Opened 3 months ago

Closed 3 months ago

#2595 closed defect (invalid)

Unexpected behaviour between ngx_http_rewrite_module and ngx_http_core_module

Reported by: Riddr Inc Owned by:
Priority: minor Milestone:
Component: nginx-module Version: 1.25.x
Keywords: rewrite, variable Cc:
uname -a: Linux a34dd1683ec5 6.4.16-linuxkit #1 SMP PREEMPT_DYNAMIC Thu Nov 16 10:55:59 UTC 2023 x86_64 Linux
nginx -V: nginx version: nginx/1.25.3

Description

Hello,

I'm experiencing weird issue involving nginx variables, rewrite module and the location directive from the http_core module. I'm trying to use variable's value as a rewrite URI. The thing is when I use query parameters in the variable value nginx location directive is trying to access the file with the query arguments included.

For example, I'm having the following configuration in my server context.

set $test /test.php?test=1;
rewrite ^/my/test$ $test last;

When trying to access the /my/test location I get the following error message:

GET /my/test HTTP/2.0" 404
open() "/app/public_html/test.php?test=1" failed (2: No such file or directory)

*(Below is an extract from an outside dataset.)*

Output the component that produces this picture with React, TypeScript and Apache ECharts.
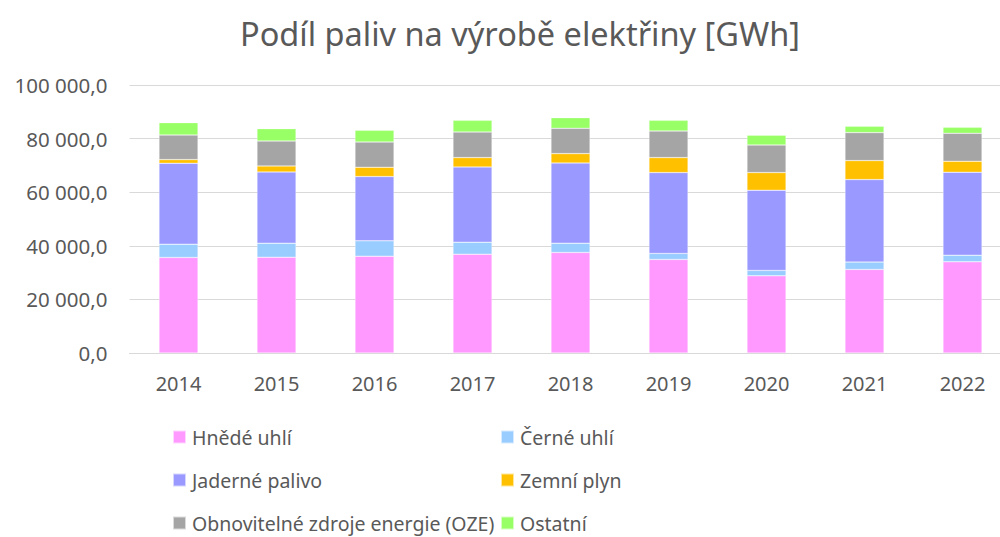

When not using variable for the replacement uri everything works fine:

rewrite ^/my/test$ /test.php?test=1 last;
GET /my/test HTTP/2.0" 200

Is this intentional behaviour due to how nginx is compiling the rewrite directives at configuration stage, or I've stumbled upon some bug?

Change History (1)

comment:1 by Maxim Dounin, 3 months ago

Resolution: invalid
Status: newclosed
Summary: Unexpected behaviour between ngx_stream_set_module, ngx_http_rewrite_module and ngx_http_core_moduleUnexpected behaviour between ngx_http_rewrite_module and ngx_http_core_module

The rewrite directive only interprets the ? character as an arguments separator (or do-not-add-arguments flag) when it is used literally in the replacement string. That is, everything before the ? character is interpreted as a URI path, and everything after it as arguments, and you can use variables in both parts. That is, something like this will work fine:

set $test '/test.php';
set $test_args 'test=1';
rewrite ^/my/test$ $test?$test_args? last;

But when the ? character appears in the variables in either part, as in your first snippet, it is not interpreted as a separator and instead goes directly into the relevant URI part. In your example, it goes to the URI path, $uri, and the <root>/test.php?test=1 file is returned (or the 404 error if the file does not exists).

While this behaviour might be somewhat non-intuitive, and probably underdocumented, this is how it is expected to work.